*GIVEN MATERIAL*
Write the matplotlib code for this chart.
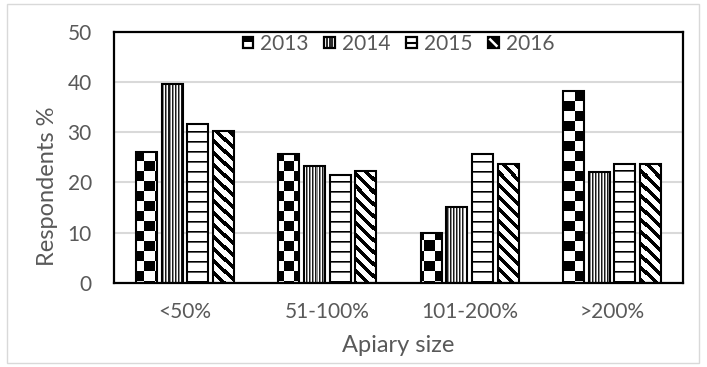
import numpy as np
import matplotlib
matplotlib.use("Agg")
import matplotlib.pyplot as plt
from matplotlib.patches import Rectangle, Patch
from matplotlib.lines import Line2D
from matplotlib.legend_handler import HandlerBase

# ---- data ----
categories = ["<50%", "51-100%", "101-200%", ">200%"]
years = ["2013", "2014", "2015", "2016"]
v2013 = [26.1, 25.6, 10.0, 38.1]
v2014 = [39.6, 23.3, 15.2, 22.1]
v2015 = [31.7, 21.4, 25.6, 23.7]
v2016 = [30.3, 22.3, 23.7, 23.7]
y_ticks = [0, 10, 20, 30, 40, 50]

series = [v2013, v2014, v2015, v2016]
kinds = ["checker", "vlines", "hlines", "diag"]

plt.rcParams["font.family"] = ["Lato", "DejaVu Sans"]
TXT = "#595959"

FW, FH, DPI = 707, 367, 100
fig = plt.figure(figsize=(FW / DPI, FH / DPI), dpi=DPI)
ax_l, ax_r, ax_t, ax_b = 114, 683, 31.5, 283
ax = fig.add_axes([ax_l / FW, (FH - ax_b) / FH, (ax_r - ax_l) / FW, (ax_b - ax_t) / FH])

xmin, xmax, ymin, ymax = -0.5, len(categories) - 0.5, 0, 50
ax.set_xlim(xmin, xmax)
ax.set_ylim(ymin, ymax)


def pattern(kind, w, h):
    """Pixel pattern fills: 0 = black, 1 = white."""
    yy, xx = np.mgrid[0:h, 0:w]
    if kind == "checker":
        return (((xx // 10) + (yy // 10)) % 2).astype(float)
    if kind == "vlines":
        lut = np.array([0.1, 0.55, 1.0])
        return lut[xx % 3]
    if kind == "hlines":
        lut = np.array([0.0, 0.35, 1, 1, 1, 1, 1, 1, 1, 1])
        return lut[yy % 10]
    if kind == "diag":
        d = (xx - yy) % 12
        return np.where(d < 5, 0.0, 1.0)
    return np.ones((h, w))


pw, ph = int(ax_r - ax_l), int(round(ax_b - ax_t))
x = np.arange(len(categories))
step, bw = 0.18, 0.148

for i, (vals, kind) in enumerate(zip(series, kinds)):
    bars = ax.bar(x + (i - 1.5) * step, vals, width=bw, facecolor="none",
                  edgecolor="black", linewidth=1.5, zorder=3)
    img = pattern(kind, pw, ph)
    for p in bars.patches:
        im = ax.imshow(img, extent=(xmin, xmax, ymin, ymax), aspect="auto",
                       cmap="gray", vmin=0, vmax=1, interpolation="nearest",
                       zorder=2.5)
        im.set_clip_path(p)

ax.set_xlim(xmin, xmax)
ax.set_ylim(ymin, ymax)

# axes styling
ax.set_yticks(y_ticks)
ax.set_xticks(x)
ax.set_xticklabels(categories)
ax.tick_params(axis="both", length=0, labelsize=15, labelcolor=TXT)
ax.tick_params(axis="y", pad=16)
ax.tick_params(axis="x", pad=14)
ax.yaxis.grid(True, color="#d9d9d9", linewidth=1.5)
ax.set_axisbelow(True)
for s in ax.spines.values():
    s.set_linewidth(1.6)
    s.set_color("black")

fig.text(47 / FW, 1 - 186 / FH, "Respondents %", rotation=90, ha="center",
         va="center", fontsize=17, color=TXT)
fig.text(398 / FW, 1 - 345 / FH, "Apiary size", ha="center", va="center",
         fontsize=17, color=TXT)


class IconHandler(HandlerBase):
    def __init__(self, kind):
        super().__init__()
        self.kind = kind

    def create_artists(self, legend, orig_handle, xdescent, ydescent, width,
                       height, fontsize, trans):
        s = min(width, height)
        x0 = -xdescent + (width - s) / 2
        y0 = -ydescent + (height - s) / 2
        arts = []
        face = "black" if self.kind == "diag" else "white"
        arts.append(Rectangle((x0, y0), s, s, facecolor=face, edgecolor="black",
                              linewidth=1.6, transform=trans))
        if self.kind == "checker":
            arts.append(Rectangle((x0, y0 + 0.6 * s), s, 0.4 * s,
                                  facecolor="black", edgecolor="none",
                                  transform=trans))
        elif self.kind == "vlines":
            for f in (0.28, 0.5, 0.72):
                arts.append(Line2D([x0 + f * s] * 2, [y0, y0 + s], color="black",
                                   linewidth=1.2, transform=trans))
        elif self.kind == "hlines":
            arts.append(Line2D([x0, x0 + s], [y0 + s / 2] * 2, color="black",
                               linewidth=1.5, transform=trans))
        elif self.kind == "diag":
            arts.append(Line2D([x0 + 0.2 * s, x0 + 0.8 * s],
                               [y0 + 0.8 * s, y0 + 0.2 * s], color="white",
                               linewidth=1.8, transform=trans))
        return arts


handles = [Patch(facecolor="white", edgecolor="black", label=y) for y in years]
leg = ax.legend(handles=handles, labels=years, ncol=4, loc="center",
                bbox_to_anchor=(0.5, 1 - 12.5 / (ax_b - ax_t)), frameon=False,
                fontsize=15, labelcolor=TXT, handlelength=0.5, handleheight=0.5,
                handletextpad=0.35, columnspacing=0.75, borderpad=0,
                handler_map={h: IconHandler(k) for h, k in zip(handles, kinds)})

# outer light border around the chart
fig.patches.append(Rectangle((7 / FW, 4 / FH), 692 / FW, 359 / FH,
                             transform=fig.transFigure, fill=False,
                             edgecolor="#d9d9d9", linewidth=1.0))

fig.savefig("out.png", dpi=DPI)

*OBJECTIVE*
Go through the material and copy out every line with "matplotlib" in it.

*PROBLEM SOLUTION*
Write the matplotlib code for this chart.
import matplotlib
matplotlib.use("Agg")
import matplotlib.pyplot as plt
from matplotlib.patches import Rectangle, Patch
from matplotlib.lines import Line2D
from matplotlib.legend_handler import HandlerBase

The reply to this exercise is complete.